Aucune des dispositions de la présente Convention ne sera considérée comme portant préjudice aux droits dont jouit le Gouvernement tibétain au Tibet intérieur, y compris le pouvoir de choisir et nommer les archiprêtres des monastères et de continuer à administrer seul toutes les affaires ayant trait aux institutions religieuses.
Article 10
Les textes anglais, chinois et tibétain ont été soigneusement comparés et reconnus conformes. En cas de divergence, le texte anglais fera foi.
Article 11
La présente Convention entrera en vigueur à la date de sa signature. En foi de quoi les plénipotentiaires respectifs ont signé cette Convention et y ont apposé leurs sceaux.
Fait à Simla en neuf exemplaires, dont trois en anglais, trois en chinois et trois en tibétain, ce 3 juillet 1914, soit, selon le calendrier chinois, le 3e jour du 7e mois de l'an III de la République et selon le calendrier tibétain, le 10e jour du 5e mois de l'année du Tigre de Bois. Paraphe du Lontchén Shatra
Sceau du Lontchén Shatra.
(Paraphé) A.HM.
Sceau du plénipotentiaire britannique.
Annexe
1. Convention entre la Grande-Bretagne et la Chine relative au Sikkim et au Tibet, signée à Calcutta, le 17 mars 1890.
2. Convention entre la Grande-Bretagne et le Tibet, signe à Lhassa, le 7 septembre 1904.
3. Convention entre la Grande-Bretagne et la Chine relative au Tibet, signe à Pékin, le 27 avril 1906.
La teneur des notes échangées est la suivante:
1. Les Hautes Parties contractantes sont convenues de ce que le Tibet forme partie intégrante du territoire chinois.

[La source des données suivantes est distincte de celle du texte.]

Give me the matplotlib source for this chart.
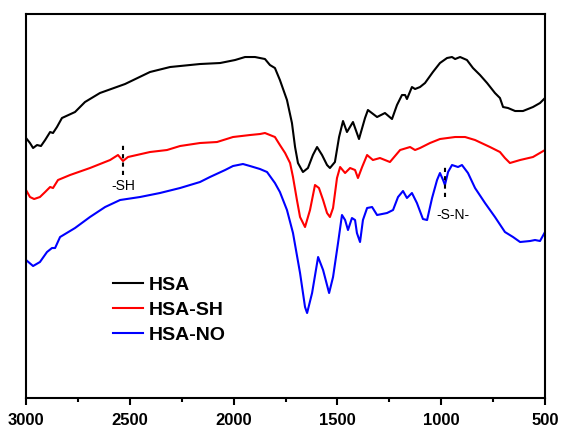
import numpy as np
import matplotlib
matplotlib.use("Agg")
import matplotlib.pyplot as plt
from matplotlib.ticker import MultipleLocator

plt.rcParams['font.family'] = ['Liberation Sans', 'DejaVu Sans']

# HSA (black), wavenumber in cm-1, transmittance in a.u.
hsa_x = [3000, 2981, 2966, 2947, 2928, 2908, 2884, 2870, 2851, 2827, 2764, 2716, 2644, 2523,
         2403, 2306, 2162, 2065, 1993, 1945, 1897, 1849, 1825, 1801, 1777, 1743, 1719, 1704,
         1690, 1666, 1642, 1618, 1598, 1574, 1550, 1536, 1512, 1492, 1473, 1454, 1425, 1396,
         1367, 1353, 1309, 1271, 1237, 1213, 1189, 1174, 1165, 1141, 1126, 1102, 1078, 1040,
         1006, 972, 948, 933, 909, 876, 847, 813, 779, 741, 717, 702, 678, 644, 606, 558, 524, 500]
hsa_y = [260, 255, 250, 253, 252, 258, 266, 265, 271, 280, 286, 296, 305, 314,
         326, 331, 334, 335, 338, 341, 341, 339, 333, 330, 318, 298, 275, 251,
         235, 226, 230, 243, 251, 243, 233, 230, 236, 261, 277, 266, 276, 259,
         280, 288, 281, 285, 279, 293, 303, 303, 299, 311, 309, 311, 315, 326,
         335, 340, 341, 339, 341, 338, 330, 323, 315, 305, 300, 291, 290, 287, 287, 291, 295, 300]

# HSA-SH (red)
sh_x = [3000, 2981, 2961, 2933, 2908, 2884, 2870, 2846, 2788, 2692, 2595, 2557, 2533, 2509,
        2403, 2321, 2258, 2162, 2080, 2003, 1921, 1873, 1849, 1801, 1777, 1752, 1728, 1714,
        1695, 1680, 1656, 1632, 1608, 1589, 1569, 1550, 1536, 1521, 1502, 1487, 1463, 1439,
        1415, 1401, 1381, 1357, 1329, 1295, 1247, 1198, 1150, 1126, 1102, 1054, 1006, 933,
        885, 837, 765, 717, 693, 669, 620, 558, 500]
sh_y = [208, 201, 199, 201, 206, 211, 210, 218, 223, 230, 238, 243, 237, 241,
        246, 248, 252, 255, 256, 261, 263, 264, 265, 261, 253, 245, 235, 221,
        198, 181, 171, 188, 213, 210, 198, 185, 181, 190, 220, 231, 225, 230,
        228, 220, 231, 243, 238, 240, 236, 248, 251, 248, 250, 255, 259, 261,
        261, 258, 251, 246, 240, 235, 238, 241, 248]

# HSA-NO (blue)
no_x = [3000, 2966, 2933, 2899, 2875, 2860, 2836, 2764, 2692, 2619, 2547, 2451, 2355, 2258,
        2162, 2114, 2041, 2003, 1955, 1921, 1873, 1839, 1801, 1777, 1743, 1714, 1680, 1656,
        1646, 1622, 1593, 1569, 1540, 1521, 1497, 1478, 1463, 1449, 1430, 1415, 1406, 1391,
        1377, 1357, 1333, 1309, 1261, 1232, 1208, 1184, 1165, 1141, 1117, 1088, 1068, 1044,
        1020, 1006, 991, 982, 967, 948, 919, 900, 871, 837, 789, 741, 693, 654, 620, 572,
        548, 524, 500]
no_y = [138, 132, 136, 146, 150, 150, 161, 170, 181, 191, 198, 201, 205, 210,
        216, 221, 228, 232, 234, 232, 229, 226, 215, 206, 188, 165, 125, 91,
        85, 105, 141, 128, 105, 121, 155, 183, 178, 168, 180, 178, 165, 156,
        178, 190, 191, 183, 185, 188, 201, 207, 200, 205, 195, 179, 178, 200,
        218, 225, 218, 213, 226, 233, 231, 233, 225, 210, 195, 181, 166, 161, 156, 157,
        158, 157, 166]

labels = ['HSA', 'HSA-SH', 'HSA-NO']
colors = ['black', 'red', 'blue']

# band markers: (wavenumber, line bottom, line top, text x, text y, text)
sh_mark = (2533, 223, 255, 2533, 212, '-SH')
sn_mark = (982, 201, 232, 943, 183, '-S-N-')

fig = plt.figure(figsize=(5.67, 4.30), dpi=100)
ax = fig.add_axes([0.0459, 0.0744, 0.9153, 0.893])

for xs, ys, c, lab in zip([hsa_x, sh_x, no_x], [hsa_y, sh_y, no_y], colors, labels):
    ax.plot(xs, ys, color=c, lw=1.5, label=lab)

for w, y0, y1, tx, ty, txt in [sh_mark, sn_mark]:
    ax.plot([w, w], [y0, y1], color='black', lw=1.5, ls=(0, (2, 2)))
    ax.text(tx, ty, txt, ha='center', va='center', fontsize=10)

ax.set_xlim(3000, 500)
ax.set_ylim(0, 384)
ax.set_yticks([])
ax.xaxis.set_major_locator(MultipleLocator(500))
ax.xaxis.set_minor_locator(MultipleLocator(250))
ax.tick_params(axis='x', which='major', direction='out', length=5, width=1.5, pad=6,
               labelsize=12)
ax.tick_params(axis='x', which='minor', direction='out', length=3, width=1.5)
for lab in ax.get_xticklabels():
    lab.set_fontweight('bold')
for sp in ax.spines.values():
    sp.set_linewidth(1.5)

leg = ax.legend(loc='center left', bbox_to_anchor=(0.168, 0.229), frameon=False,
                prop={'weight': 'bold', 'size': 14}, handlelength=1.55,
                handletextpad=0.3, labelspacing=0.38, borderpad=0, borderaxespad=0)

fig.savefig('out.png', dpi=100)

2. Une fois que le Gouvernement tibétain aura choisi et installé le Dalaï-lama, il notifiera cette installation au Gouvernement chinois dont le représentant à Lhassa donnera alors communication formelle à Sa Sainteté des titres conformes à sa dignité qui lui auront été conférés par le Gouvernement chinois.

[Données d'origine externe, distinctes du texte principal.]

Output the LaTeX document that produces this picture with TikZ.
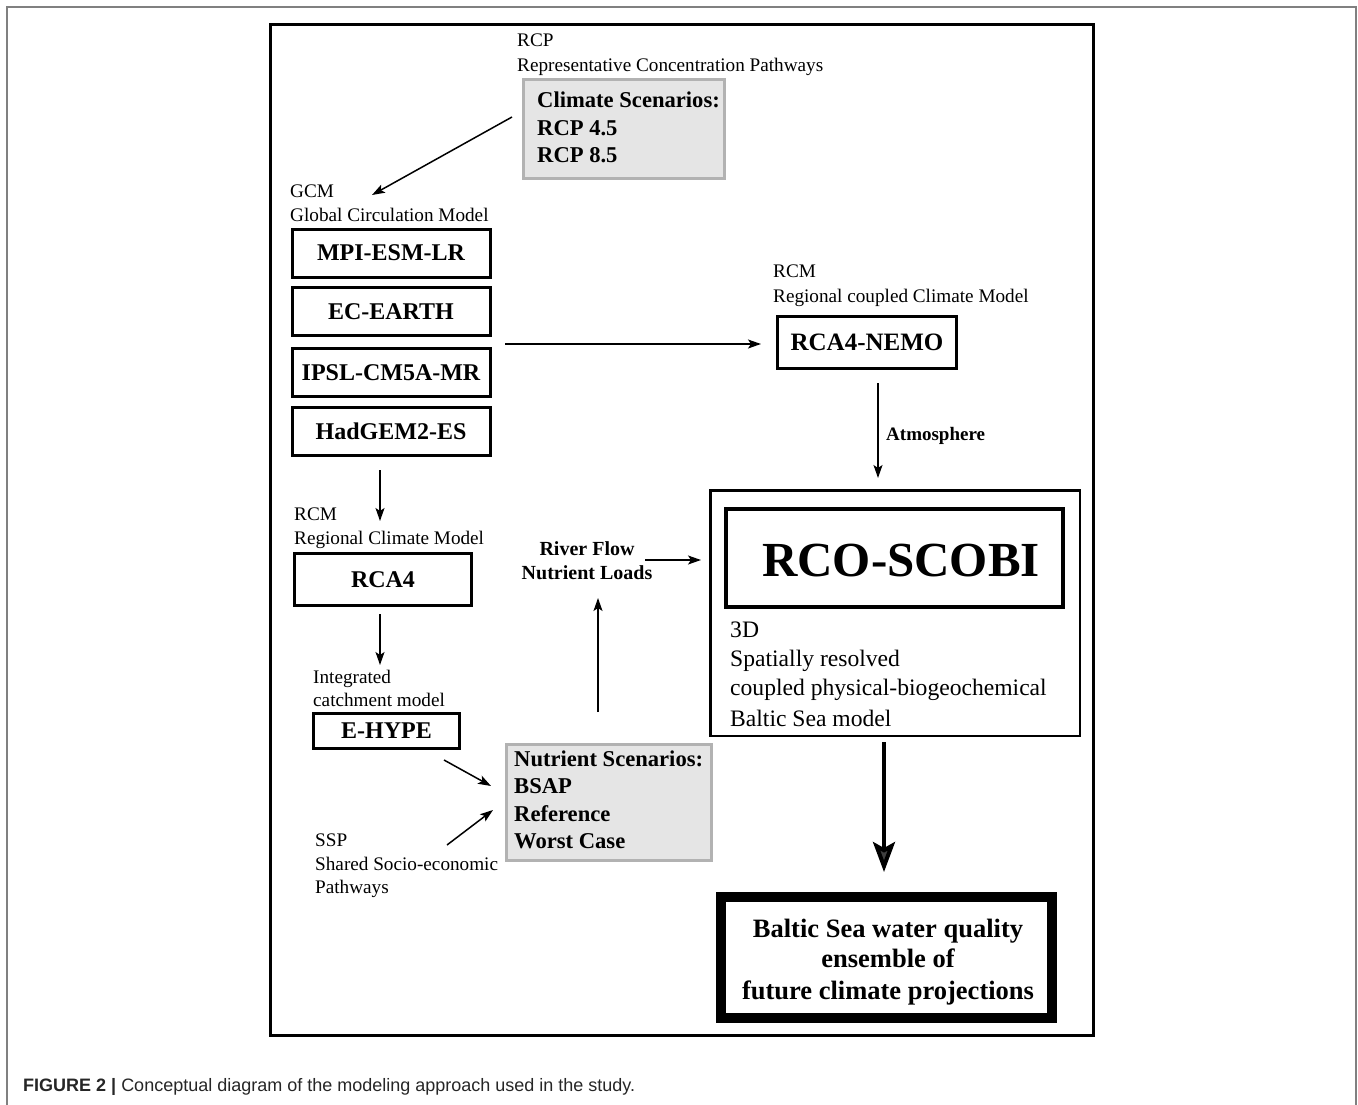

3. Les Hautes Parties contractantes sont également convenues que le choix et la nomination de tous les fonctionnaires du Tibet extérieur incomberont au Gouvernement tibétain.

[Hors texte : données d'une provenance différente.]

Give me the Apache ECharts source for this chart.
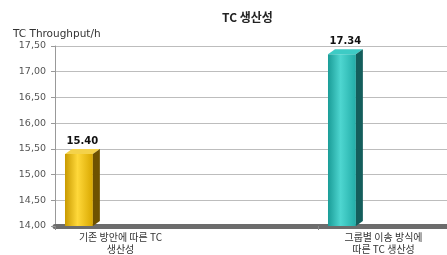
<!DOCTYPE html>
<html>
<head>
<meta charset="utf-8">
<script src="https://cdn.jsdelivr.net/npm/echarts@6/dist/echarts.min.js"></script>
<style>
  html, body { margin: 0; padding: 0; background: #fff; }
  #chart { width: 447px; height: 255px; }
</style>
</head>
<body>
<div id="chart"></div>
<script>
// TC throughput per hour, two transport strategies
const categories = ['기존 방안에 따른 TC\n생산성', '그룹별 이송 방식에\n따른 TC 생산성']
const throughput = [15.40, 17.34]
const yMin = 14
const yMax = 17.5
const yStep = 0.5

const faceColors = [
  { front: ['#C99A00', '#FFD83A', '#D9A800'], side: '#6E5200', top: '#F4D24A' },
  { front: ['#1A9C97', '#4ED6D0', '#22ADA8'], side: '#145E5C', top: '#3DCBC5' }
]

const chart = echarts.init(document.getElementById('chart'))

function renderBar(params, api) {
  const idx = api.value(0)
  const val = api.value(1)
  const top = api.coord([idx, val])
  const base = api.coord([idx, yMin])
  const band = api.size([1, 0])[0]
  const x0 = top[0] - band / 2 + band * 0.038
  const w = band * 0.106
  const dx = 7
  const dy = 5
  const c = faceColors[idx]
  return {
    type: 'group',
    children: [
      {
        type: 'rect',
        shape: { x: x0, y: top[1], width: w, height: base[1] - top[1] },
        style: {
          fill: new echarts.graphic.LinearGradient(0, 0, 1, 0, [
            { offset: 0, color: c.front[0] },
            { offset: 0.45, color: c.front[1] },
            { offset: 1, color: c.front[2] }
          ])
        }
      },
      {
        type: 'polygon',
        shape: { points: [[x0, top[1]], [x0 + dx, top[1] - dy], [x0 + w + dx, top[1] - dy], [x0 + w, top[1]]] },
        style: { fill: c.top }
      },
      {
        type: 'polygon',
        shape: { points: [[x0 + w, top[1]], [x0 + w + dx, top[1] - dy], [x0 + w + dx, base[1] - dy], [x0 + w, base[1]]] },
        style: { fill: c.side }
      },
      {
        type: 'text',
        style: {
          x: x0 + (w + dx) / 2,
          y: top[1] - dy - 3,
          text: val.toFixed(2),
          align: 'center',
          verticalAlign: 'bottom',
          font: 'bold 10px "DejaVu Sans", sans-serif',
          fill: '#111'
        }
      }
    ]
  }
}

chart.setOption({
  animation: false,
  title: [
    {
      text: 'TC 생산성',
      left: 217,
      top: 6,
      textStyle: { fontSize: 12, fontWeight: 'bold', color: '#222', fontFamily: '"Noto Sans CJK KR", sans-serif' }
    },
    {
      text: 'TC Throughput/h',
      left: 8,
      top: 24,
      textStyle: { fontSize: 10.5, fontWeight: 'normal', color: '#333', fontFamily: '"DejaVu Sans", sans-serif' }
    }
  ],
  grid: { left: 55, top: 46, width: 526, bottom: 29, outerBoundsMode: 'none' },
  xAxis: {
    type: 'category',
    data: categories,
    axisLine: { lineStyle: { color: '#6c6c6c', width: 5 } },
    axisTick: { show: true, length: 4, lineStyle: { color: '#888', width: 1 } },
    axisLabel: {
      interval: 0,
      margin: 5,
      fontSize: 10,
      lineHeight: 12,
      color: '#333',
      fontFamily: '"Noto Sans CJK KR", sans-serif',
      align: 'center',
      padding: [0, 132, 0, 0]
    }
  },
  yAxis: {
    type: 'value',
    min: yMin,
    max: yMax,
    interval: yStep,
    axisLine: { show: true, lineStyle: { color: '#999' } },
    axisTick: { show: true, length: 4, lineStyle: { color: '#999' } },
    axisLabel: {
      margin: 9,
      fontSize: 9.5,
      color: '#555',
      fontFamily: '"DejaVu Sans", sans-serif',
      formatter: v => v.toFixed(2).replace('.', ',')
    },
    splitLine: { lineStyle: { color: '#bdbdbd', width: 1 } }
  },
  series: [{
    type: 'custom',
    renderItem: renderBar,
    encode: { x: 0, y: 1 },
    data: categories.map((c, i) => [i, throughput[i]])
  }]
})
</script>
</body>
</html>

4. Le Tibet extérieur ne sera pas représentés au Parlement chinois ni au sein d'aucun autre organismes similaire.
5. Il est également convenu que les escortes attachées aux agences commerciales du Tibet ne dépasseront pas soixante-quinze pour cent de l'escorte du représentant chinois à Lhassa.
6. Le Gouvernement de la Chine est dégagé par le présent acte des obligations qui lui incombaient conformément à l'article III de la Convention du 17 mars 1890 entre la Grande-Bretagne et la Chine, destiné a prévenir les actes d'agression du coté tibétain de la frontières Tibet-Sikkim.
7. Le haut fonctionnaire chinois mentionné à l'article 4 sera libre d'entrer au Tibet, dès que les conditions de l'article 3 auront été remplies à la satisfaction des représentants des trois signataires de la présente Convention, qui procéderont à une enquête et feront rapport sans délai.
Paraphe + du Lontchén Shatra. Sceau du Lontchén Shatra.
(Paraphé) A. H. M - + Sceau du plénipotentiaire britannique.